** start of SOURCE MATERIAL **

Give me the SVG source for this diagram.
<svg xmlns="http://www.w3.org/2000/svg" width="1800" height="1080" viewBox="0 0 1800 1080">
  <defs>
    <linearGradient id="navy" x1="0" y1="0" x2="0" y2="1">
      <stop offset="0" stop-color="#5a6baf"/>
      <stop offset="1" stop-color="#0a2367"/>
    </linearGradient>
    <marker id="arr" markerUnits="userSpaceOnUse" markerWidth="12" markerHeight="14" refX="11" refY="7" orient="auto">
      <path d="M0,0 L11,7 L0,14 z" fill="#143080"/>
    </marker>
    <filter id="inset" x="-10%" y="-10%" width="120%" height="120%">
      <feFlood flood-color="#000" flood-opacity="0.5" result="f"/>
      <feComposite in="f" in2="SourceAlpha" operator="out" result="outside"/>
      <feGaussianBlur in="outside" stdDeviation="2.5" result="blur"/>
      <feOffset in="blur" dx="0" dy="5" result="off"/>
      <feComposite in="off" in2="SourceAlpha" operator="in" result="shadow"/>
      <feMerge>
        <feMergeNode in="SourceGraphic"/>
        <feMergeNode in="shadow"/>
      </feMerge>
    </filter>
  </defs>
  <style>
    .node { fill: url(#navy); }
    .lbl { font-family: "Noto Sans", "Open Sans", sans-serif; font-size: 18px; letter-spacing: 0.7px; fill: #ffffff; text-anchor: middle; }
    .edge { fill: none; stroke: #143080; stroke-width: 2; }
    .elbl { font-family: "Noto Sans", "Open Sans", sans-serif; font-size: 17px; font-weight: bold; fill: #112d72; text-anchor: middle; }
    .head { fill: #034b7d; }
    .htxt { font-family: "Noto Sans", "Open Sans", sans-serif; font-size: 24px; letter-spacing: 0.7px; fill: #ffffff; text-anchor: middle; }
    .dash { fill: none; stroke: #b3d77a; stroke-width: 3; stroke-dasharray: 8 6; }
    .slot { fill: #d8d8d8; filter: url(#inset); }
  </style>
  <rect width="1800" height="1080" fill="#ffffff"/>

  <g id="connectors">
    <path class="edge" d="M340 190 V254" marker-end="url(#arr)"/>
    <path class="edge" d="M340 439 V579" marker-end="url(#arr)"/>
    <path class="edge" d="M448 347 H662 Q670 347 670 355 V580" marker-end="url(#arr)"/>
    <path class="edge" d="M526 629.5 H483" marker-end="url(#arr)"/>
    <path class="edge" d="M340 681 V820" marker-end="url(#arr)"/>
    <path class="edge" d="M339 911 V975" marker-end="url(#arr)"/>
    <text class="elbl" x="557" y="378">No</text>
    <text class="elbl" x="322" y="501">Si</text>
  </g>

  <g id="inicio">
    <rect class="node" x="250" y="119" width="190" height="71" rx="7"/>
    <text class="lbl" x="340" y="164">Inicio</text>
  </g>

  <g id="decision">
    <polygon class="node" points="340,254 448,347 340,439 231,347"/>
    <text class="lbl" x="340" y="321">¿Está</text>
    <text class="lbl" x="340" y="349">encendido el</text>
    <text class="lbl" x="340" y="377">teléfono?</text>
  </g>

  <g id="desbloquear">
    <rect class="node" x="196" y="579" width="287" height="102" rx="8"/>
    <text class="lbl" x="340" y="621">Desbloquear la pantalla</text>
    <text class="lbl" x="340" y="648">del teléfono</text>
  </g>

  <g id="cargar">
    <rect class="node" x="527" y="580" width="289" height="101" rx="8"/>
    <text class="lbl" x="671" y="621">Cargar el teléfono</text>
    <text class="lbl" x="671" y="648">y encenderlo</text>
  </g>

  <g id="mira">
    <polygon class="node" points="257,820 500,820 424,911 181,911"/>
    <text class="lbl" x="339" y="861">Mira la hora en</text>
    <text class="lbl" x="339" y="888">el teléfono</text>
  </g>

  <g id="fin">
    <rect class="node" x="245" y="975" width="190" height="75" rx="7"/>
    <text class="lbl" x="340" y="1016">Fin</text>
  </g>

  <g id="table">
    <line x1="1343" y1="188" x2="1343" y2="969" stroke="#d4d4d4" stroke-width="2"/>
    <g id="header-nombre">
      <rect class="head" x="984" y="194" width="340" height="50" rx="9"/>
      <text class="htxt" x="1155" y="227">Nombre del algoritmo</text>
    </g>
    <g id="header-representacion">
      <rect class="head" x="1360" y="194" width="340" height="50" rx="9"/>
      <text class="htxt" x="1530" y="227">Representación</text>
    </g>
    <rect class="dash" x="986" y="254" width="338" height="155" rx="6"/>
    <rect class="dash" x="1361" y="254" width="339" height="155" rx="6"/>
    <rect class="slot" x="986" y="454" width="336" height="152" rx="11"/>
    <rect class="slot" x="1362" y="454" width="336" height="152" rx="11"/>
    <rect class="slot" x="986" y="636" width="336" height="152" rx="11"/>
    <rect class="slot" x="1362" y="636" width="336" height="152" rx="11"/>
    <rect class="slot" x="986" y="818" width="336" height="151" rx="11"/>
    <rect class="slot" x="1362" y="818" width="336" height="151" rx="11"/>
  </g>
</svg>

** end of SOURCE MATERIAL **

— GIVEN EXERCISE —
Reproduce the material verbatim, line by line.

— ANSWER TO THE PROBLEM —
Give me the SVG source for this diagram.
<svg xmlns="http://www.w3.org/2000/svg" width="1800" height="1080" viewBox="0 0 1800 1080">
  <defs>
    <linearGradient id="navy" x1="0" y1="0" x2="0" y2="1">
      <stop offset="0" stop-color="#5a6baf"/>
      <stop offset="1" stop-color="#0a2367"/>
    </linearGradient>
    <marker id="arr" markerUnits="userSpaceOnUse" markerWidth="12" markerHeight="14" refX="11" refY="7" orient="auto">
      <path d="M0,0 L11,7 L0,14 z" fill="#143080"/>
    </marker>
    <filter id="inset" x="-10%" y="-10%" width="120%" height="120%">
      <feFlood flood-color="#000" flood-opacity="0.5" result="f"/>
      <feComposite in="f" in2="SourceAlpha" operator="out" result="outside"/>
      <feGaussianBlur in="outside" stdDeviation="2.5" result="blur"/>
      <feOffset in="blur" dx="0" dy="5" result="off"/>
      <feComposite in="off" in2="SourceAlpha" operator="in" result="shadow"/>
      <feMerge>
        <feMergeNode in="SourceGraphic"/>
        <feMergeNode in="shadow"/>
      </feMerge>
    </filter>
  </defs>
  <style>
    .node { fill: url(#navy); }
    .lbl { font-family: "Noto Sans", "Open Sans", sans-serif; font-size: 18px; letter-spacing: 0.7px; fill: #ffffff; text-anchor: middle; }
    .edge { fill: none; stroke: #143080; stroke-width: 2; }
    .elbl { font-family: "Noto Sans", "Open Sans", sans-serif; font-size: 17px; font-weight: bold; fill: #112d72; text-anchor: middle; }
    .head { fill: #034b7d; }
    .htxt { font-family: "Noto Sans", "Open Sans", sans-serif; font-size: 24px; letter-spacing: 0.7px; fill: #ffffff; text-anchor: middle; }
    .dash { fill: none; stroke: #b3d77a; stroke-width: 3; stroke-dasharray: 8 6; }
    .slot { fill: #d8d8d8; filter: url(#inset); }
  </style>
  <rect width="1800" height="1080" fill="#ffffff"/>

  <g id="connectors">
    <path class="edge" d="M340 190 V254" marker-end="url(#arr)"/>
    <path class="edge" d="M340 439 V579" marker-end="url(#arr)"/>
    <path class="edge" d="M448 347 H662 Q670 347 670 355 V580" marker-end="url(#arr)"/>
    <path class="edge" d="M526 629.5 H483" marker-end="url(#arr)"/>
    <path class="edge" d="M340 681 V820" marker-end="url(#arr)"/>
    <path class="edge" d="M339 911 V975" marker-end="url(#arr)"/>
    <text class="elbl" x="557" y="378">No</text>
    <text class="elbl" x="322" y="501">Si</text>
  </g>

  <g id="inicio">
    <rect class="node" x="250" y="119" width="190" height="71" rx="7"/>
    <text class="lbl" x="340" y="164">Inicio</text>
  </g>

  <g id="decision">
    <polygon class="node" points="340,254 448,347 340,439 231,347"/>
    <text class="lbl" x="340" y="321">¿Está</text>
    <text class="lbl" x="340" y="349">encendido el</text>
    <text class="lbl" x="340" y="377">teléfono?</text>
  </g>

  <g id="desbloquear">
    <rect class="node" x="196" y="579" width="287" height="102" rx="8"/>
    <text class="lbl" x="340" y="621">Desbloquear la pantalla</text>
    <text class="lbl" x="340" y="648">del teléfono</text>
  </g>

  <g id="cargar">
    <rect class="node" x="527" y="580" width="289" height="101" rx="8"/>
    <text class="lbl" x="671" y="621">Cargar el teléfono</text>
    <text class="lbl" x="671" y="648">y encenderlo</text>
  </g>

  <g id="mira">
    <polygon class="node" points="257,820 500,820 424,911 181,911"/>
    <text class="lbl" x="339" y="861">Mira la hora en</text>
    <text class="lbl" x="339" y="888">el teléfono</text>
  </g>

  <g id="fin">
    <rect class="node" x="245" y="975" width="190" height="75" rx="7"/>
    <text class="lbl" x="340" y="1016">Fin</text>
  </g>

  <g id="table">
    <line x1="1343" y1="188" x2="1343" y2="969" stroke="#d4d4d4" stroke-width="2"/>
    <g id="header-nombre">
      <rect class="head" x="984" y="194" width="340" height="50" rx="9"/>
      <text class="htxt" x="1155" y="227">Nombre del algoritmo</text>
    </g>
    <g id="header-representacion">
      <rect class="head" x="1360" y="194" width="340" height="50" rx="9"/>
      <text class="htxt" x="1530" y="227">Representación</text>
    </g>
    <rect class="dash" x="986" y="254" width="338" height="155" rx="6"/>
    <rect class="dash" x="1361" y="254" width="339" height="155" rx="6"/>
    <rect class="slot" x="986" y="454" width="336" height="152" rx="11"/>
    <rect class="slot" x="1362" y="454" width="336" height="152" rx="11"/>
    <rect class="slot" x="986" y="636" width="336" height="152" rx="11"/>
    <rect class="slot" x="1362" y="636" width="336" height="152" rx="11"/>
    <rect class="slot" x="986" y="818" width="336" height="151" rx="11"/>
    <rect class="slot" x="1362" y="818" width="336" height="151" rx="11"/>
  </g>
</svg>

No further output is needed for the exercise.